Gilan province (استان گیلان, Ostān-e Gīlan) is one of the 31 provinces of Iran. It lies along the Caspian Sea, in Iran's Region 3, west of the province of Mazandaran, east of the province of Ardabil, and north of the provinces of Zanjan and Qazvin. It borders Azerbaijan (Astara District) in the north.
The northern section of the province is part of the territory of South (Iranian) Talysh. At the center of the province is the city of Rasht, the capital of Gilan. Other cities include Astaneh-ye Ashrafiyeh, Astara, Fuman, Hashtpar, Lahijan, Langarud, Masuleh, Manjil, Rudbar, Rudsar, Shaft, Siahkal, and Sowme'eh Sara. The main port is Bandar-e Anzali, formerly known as Bandar-e Pahlavi.
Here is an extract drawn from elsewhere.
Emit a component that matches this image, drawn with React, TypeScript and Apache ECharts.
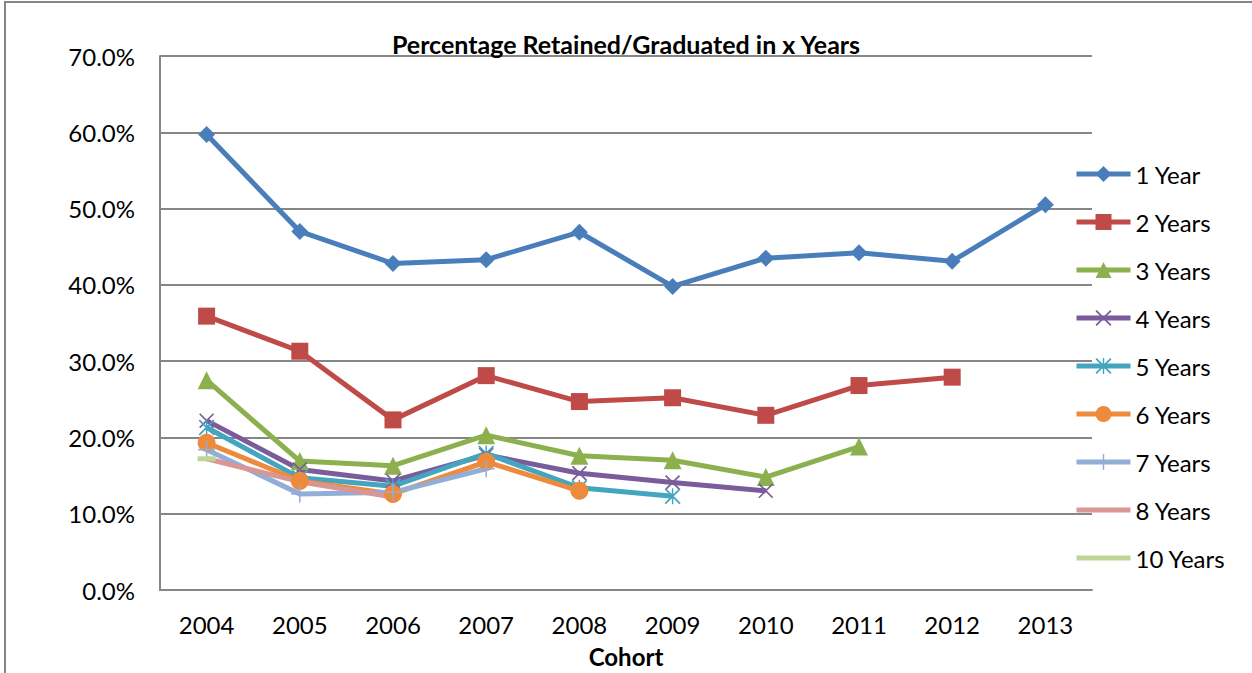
import React, { useEffect, useRef } from "react";
import * as echarts from "echarts";

const categories = ["2004", "2005", "2006", "2007", "2008", "2009", "2010", "2011", "2012", "2013"];
const seriesNames = ["1 Year", "2 Years", "3 Years", "4 Years", "5 Years", "6 Years", "7 Years", "8 Years", "10 Years"];
const year1 = [59.7, 47.0, 42.8, 43.3, 46.9, 39.8, 43.5, 44.2, 43.1, 50.5];
const year2 = [35.9, 31.3, 22.3, 28.1, 24.7, 25.2, 22.9, 26.8, 27.9, null];
const year3 = [27.5, 16.9, 16.3, 20.3, 17.6, 17.0, 14.8, 18.8, null, null];
const year4 = [22.2, 15.8, 14.3, 17.7, 15.3, 14.1, 13.0, null, null, null];
const year5 = [21.3, 14.7, 13.6, 17.9, 13.4, 12.3, null, null, null, null];
const year6 = [19.3, 14.3, 12.6, 16.8, 13.0, null, null, null, null, null];
const year7 = [18.4, 12.6, 12.8, 15.9, null, null, null, null, null, null];
const year8 = [17.2, 14.2, 12.2, null, null, null, null, null, null, null];
const year10 = [17.2, null, null, null, null, null, null, null, null, null];
const yTicks = { min: 0, max: 70, interval: 10 };

const colors = ["#4A7EBB", "#BE4B48", "#8DB04F", "#7A5C9C", "#44A5BF", "#EE8A3C", "#93AED6", "#D99694", "#BDD597"];

const X_PATH = "path://M0,0.8 L0.8,0 L10,9.2 L9.2,10 Z M9.2,0 L10,0.8 L0.8,10 L0,9.2 Z";
const STAR_PATH = X_PATH + " M4.55,0 L5.45,0 L5.45,10 L4.55,10 Z";
const PLUS_PATH = "path://M4.55,0 L5.45,0 L5.45,10 L4.55,10 Z M0,4.55 L10,4.55 L10,5.45 L0,5.45 Z";
const LINE_ICON = "path://M0,0 L54,0 L54,5 L0,5 Z";

export default function App() {
  const ref = useRef<HTMLDivElement>(null);
  useEffect(() => {
    document.body.style.margin = "0";
    const chart = echarts.init(ref.current!, null, { renderer: "svg" });
    const font = "Lato, 'Noto Sans', sans-serif";
    const data = [year1, year2, year3, year4, year5, year6, year7, year8, year10];
    const symbols: any[] = ["diamond", "rect", "triangle", X_PATH, STAR_PATH, "circle", PLUS_PATH, "none", "rect"];
    const sizes: any[] = [17, 17, 18, 15, 16, 18, 17, 0, [18, 5]];
    const series = seriesNames.map((name, i) => ({
      name,
      type: "line",
      data: data[i],
      symbol: symbols[i],
      symbolSize: sizes[i],
      showSymbol: symbols[i] !== "none",
      lineStyle: { color: colors[i], width: 5 },
      itemStyle: { color: colors[i] },
      emphasis: { disabled: true },
    }));
    chart.setOption({
      animation: false,
      color: colors,
      title: {
        text: "Percentage Retained/Graduated in x Years",
        left: "center",
        top: 26,
        textStyle: { fontFamily: font, fontSize: 25, fontWeight: "bold", color: "#000" },
      },
      grid: { left: 160, right: 160, top: 56, bottom: 81 },
      legend: {
        orient: "vertical",
        left: 1069,
        top: 157,
        itemWidth: 54,
        itemHeight: 20,
        itemGap: 24,
        lineStyle: { width: 5 },
        textStyle: { fontFamily: font, fontSize: 24, color: "#000", lineHeight: 24 },
        data: seriesNames.map((n, i) =>
          i >= 7 ? { name: n, icon: LINE_ICON } : { name: n }
        ),
      },
      xAxis: {
        type: "category",
        data: categories,
        boundaryGap: true,
        axisLine: { lineStyle: { color: "#868686", width: 2 } },
        axisTick: { show: false },
        axisLabel: { fontFamily: font, fontSize: 24, color: "#000", margin: 22 },
        name: "Cohort",
        nameLocation: "middle",
        nameGap: 54,
        nameTextStyle: { fontFamily: font, fontSize: 24, fontWeight: "bold", color: "#000" },
      },
      yAxis: {
        type: "value",
        min: yTicks.min,
        max: yTicks.max,
        interval: yTicks.interval,
        axisLine: { show: true, lineStyle: { color: "#868686", width: 2 } },
        axisTick: { show: false },
        splitLine: { lineStyle: { color: "#868686", width: 2 } },
        axisLabel: {
          fontFamily: font,
          fontSize: 24,
          color: "#000",
          margin: 25,
          formatter: (v: number) => v.toFixed(1) + "%",
        },
      },
      graphic: [
        {
          type: "rect",
          shape: { x: 5, y: 2, width: 1270, height: 700 },
          style: { fill: "none", stroke: "#868686", lineWidth: 2 },
          silent: true,
        },
      ],
      series,
    });
    return () => chart.dispose();
  }, []);
  return <div ref={ref} style={{ width: 1252, height: 673 }} />;
}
At the 2006 census, the province was home to 2,381,063 people in 669,221 households. The following census in 2011 counted 2,480,874 in 777,316 households. The latest census conducted in 2016 found Gilan to have a population of 2,530,696 people in 851,382 households.
History of Gilan
Early humans were present at Gilan since Lower Paleolithic. Darband Cave is the earliest known human habitation site in Gilan province; it is located in a deep tributary canyon of the Siah Varud and contains evidence for the earliest prehistoric human cave occupation during the Lower Paleolithic in Iran. Stone artifacts and animal fossils were discovered by a group of Iranian archaeologists that dates back to the late Chibanian. Yarshalman is a Middle Paleolithic shelter that was probably occupied by Neanderthals about 40,000 to 70,000 years ago. Later Paleolithic sites in Gilan are Chapalak Cave and Khalvasht shelter.
Caspians and Gelae (Scythian tribe)
It seems that the Gelae, or Gilites, entered the region south of the Caspian coast and west of the Amardos River (now called the Sefid-Rud) in the second or first century BCE, Pliny identifies them with the Cadusii who were living there previously. It is more likely that they were a separate people, had come from the region of Dagestan, and taken the place of the Kadusii.